13 In the Panel’s recommendation there is a clear acknowledgment that economic viability and circumstances that apply to the Applicants have had some impact although the Panel decided that the matter could be viewed, in terms of their recommendation, outside of taking these matters into account.

THE MATTER FOR DETERMINATION

14 The Tribunal is satisfied that the matter under review is the decision made by the Minister for Fisheries after receiving the recommendation of the Review Panel.

15 The decision taken by the Minister related to his power under the Regulations. The Tribunal does find it somewhat difficult to fully appreciate the notions behind the limitation that is implicit in the Regulations on the role of the Minister for Fisheries in the internal review process that is set out. Such a review process does, in effect, hand over the decision-making power that the Minister has to the independent Panel.

16 The main issue that was pressed by the Applicants in relation to this aspect of the matter was that the Review Panel has misconstrued its role and did not understand its full responsibility in regard to what amounted to other significant reasons that a person might be able to establish that meant that they were not able to satisfy the technical criteria. Considering the reasons which have been set out in full by the Review Panel, the Tribunal is sympathetic with this view. The Tribunal considers that the Panel took a very cursory and limited view of what was open to it for consideration in respect of this application. It is quite clear looking at the terminology in the Regulations that there were a number of circumstances that could be taken into account where applicants were unable to meet the criteria. The Tribunal is of the view that commercial fishermen have a number of issues to deal with in the proper management of their business and in making commercial decisions, there are often factors which are outside of the control of parties but, nonetheless, they are legitimate matters to be taken into account. In this case the Applicants make a sustained argument that there was a combination of features which brought about their decision not to be fishing in this area at the particular time. They say that they have a history in the area, they are commercial fishermen and that for reasons of fishing limits and other matters, it was not economic for them to be in zone in that period. They say that if they had known what the full impact of these regulatory requirements would be, they may have taken a different decision.

17 In the recommendations by the Panel it is quite clear that they were troubled by some of these notions and, indeed, the bulk of the Panel’s recommendations, although misconstruing the regulatory provisions, seems to suggest that if economic circumstances changed in relation to catch limits and profitability, then these Applicants should be given the endorsement some time in the future. The Panel also indicates that the Applicants are victims of circumstance.

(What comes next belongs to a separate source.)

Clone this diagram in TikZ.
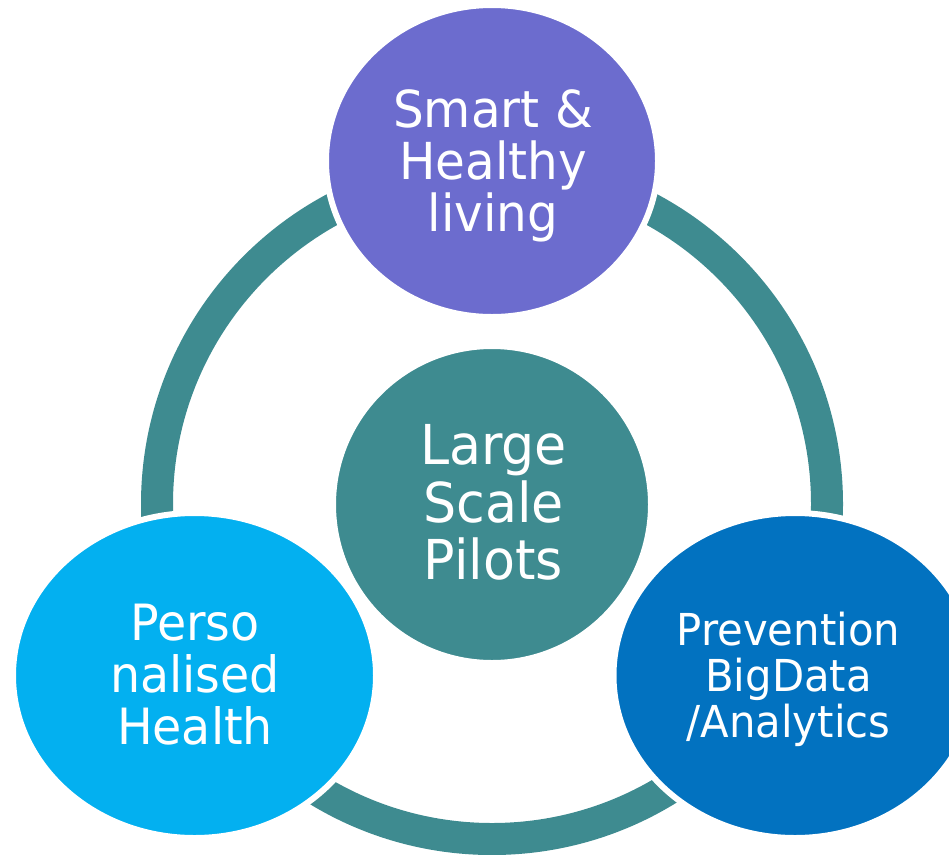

18 In the Tribunal’s view, these are matters which should clearly have been considered by the Panel under the terms of the regulation. It was appropriate for the Panel to look at these matters to decide whether such matters were sufficient for the Panel to make a recommendation that there were other significant reasons that the Applicants were unable to satisfy the eligibility criteria. The Tribunal does not consider that the terminology used in the Regulations when they are put in the context of the introduction of a new zonal system, should have been construed in a literate and conservative way. The Tribunal believes that applicants for such endorsement are entitled to a fair and reasonable hearing and the application of simple principles to the words would encourage such a panel to fully consider these matters before making a recommendation. It is clear on the basis of the recommendation that the Panel wrongly considered that such matters were not to be considered by them in making their recommendation to the Minister.

THE ROLE OF THE MINISTER, THE PANEL AND THE TRIBUNAL

19 Considerable time was spent on the issue of what role the Tribunal could take in reviewing these decisions and the inter-relationship between the Minister and the Panel.

20 As a general principle, the Administrative Decisions Tribunal should be in an approximate situation to the decision-maker from which the application comes. In most cases the Tribunal will be able to make an effective decision on the basis of the discretionary power exercised by the original decision-maker.

21 In a case such as this, following that logic means that the Tribunal would be in the same situation as the Minister and the Minister has his capacity to act prescribed by the Regulations.

22 One view of this situation is that section 63(1) of the Administrative Decisions Tribunal Act would override the provisions of the Regulations on the basis that legislation has priority to Regulations also on the basis that the Act commenced in 1998, well after the Fisheries Legislation.

23 There are some obvious intricacies involved in this regulatory arrangement and in terms of good policy, it is preferable for internal review mechanisms to work effectively. The Government policy in relation to this internal review mechanism for these type of licences is clearly set out in the Regulations and relies, at its core, on the effective discharge of its duty by the Review Panel. In the Tribunal’s view this policy should be pursued and the Tribunal should not take any action which could be construed as undermining this process unless it is clear to the Tribunal that there is no other course of action available.

24 Having considered all of the material in this matter, the Tribunal has come to the view that the Panel exercised its role on a too limited appreciation of what a significant reason was in the context of the Regulations. Putting itself in the place of the Minister, the Tribunal considers that it would be appropriate for the Minister to refer the matter back to the Panel and advise the Panel that economic and commercial reasons are significant reasons for the purpose of the Regulation and should be taken into account when the Panel makes its recommendation. The Minister should also advise the Panel that the endorsement of the licences is not the primary tool for protecting species within the zone and that an approach based on this premise would be incorrect.

DETERMINATION

25 For the reasons set out above, the Tribunal pursuant to section 63(3)(d) sets aside the reviewable decisions and remits these matters for reconsideration by the Minister in accordance with the decision of the Tribunal that the Minister should refer this matter back to the Panel together with instructions that the Panel take into account that commercial and economic factors are significant reasons for the purpose of the Regulation and that the Panel also be instructed that the endorsement of licences is not the primary tool for regulating the resource of fish in the zones.